Le ratio prix/revenu nous donne, par ailleurs, un indicateur de l'ampleur de la baisse des prix à venir. Si l'on fait l'hypothèse qu'il va retrouver sa valeur de longue période, l'ampleur de la baisse des prix est simple à calculer. Si l'on présume, par exemple, que l'ajustement s'opérera sur 6 ans, durée moyenne des baisses précédentes, et si l'on postule que le revenu va augmenter (en valeur) entre 2008 et 2014 à son rythme de 2001-2007 (soit +16%), on voit que les prix doivent baisser d'un peu plus de 35% depuis leur sommet de la mi-2008, soit une baisse annuelle moyenne de 7 % sur la période.

La baisse annuelle des prix est une fonction de deux variables : la durée de l'ajustement, la hausse des revenus (en valeur) sur la période. Plus la période sera longue, et plus les revenus augmenteront, moins la baisse annuelle des prix sera forte.
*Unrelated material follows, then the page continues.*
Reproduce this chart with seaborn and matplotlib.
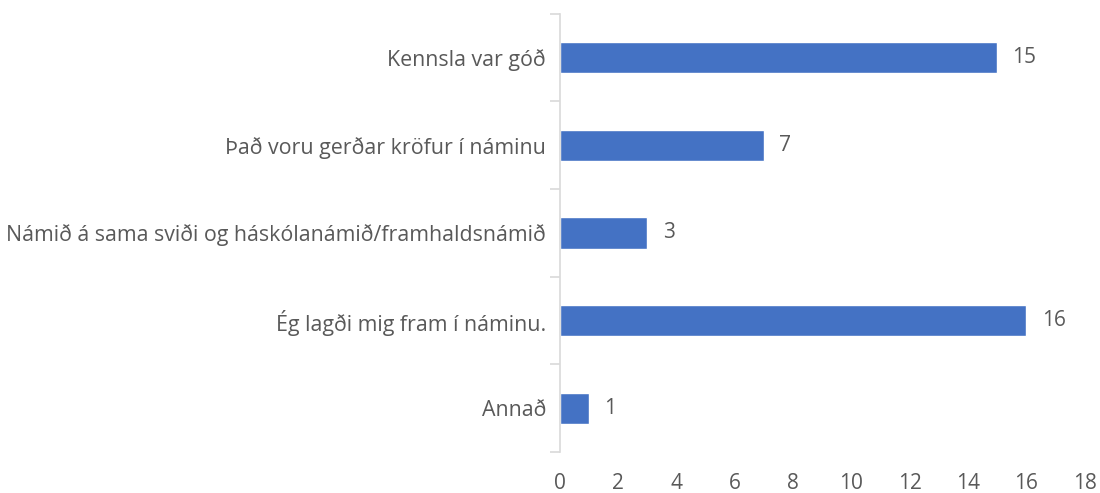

A l'extrême, on peut même imaginer un scénario où les prix stagnent, jusqu'à ce que la hausse du revenu soit telle que le ratio prix/revenu revienne à 100. Dans ce cas, au rythme actuel de progression du revenu des ménages, il faudrait approximativement 20 ans. Ce scénario semble improbable, et je crois plutôt à celui d'une baisse sur une grosse demi-décennie, avec une diminution annuelle de 7%.

Toutefois, et c'est la dernière option, on peut envisager que le ratio ne retrouvera pas son niveau historique -ce qui signifierait que tout n'était pas irrationnel dans la bulle actuelle. On peut par exemple penser que l'augmentation de la durée de remboursement des crédits que l'on a constaté durant la bulle, et qui permet d'augmenter les sommes disponibles pour l'achat par rapport à son revenu annuel, se poursuivra. Ou qu'il existe véritablement une pénurie de logement en France, qui va maintenir les prix à un niveau élevé. Le défaut de ces arguments est qu'ils ont trop servi durant la bulle à en dénier l'existence.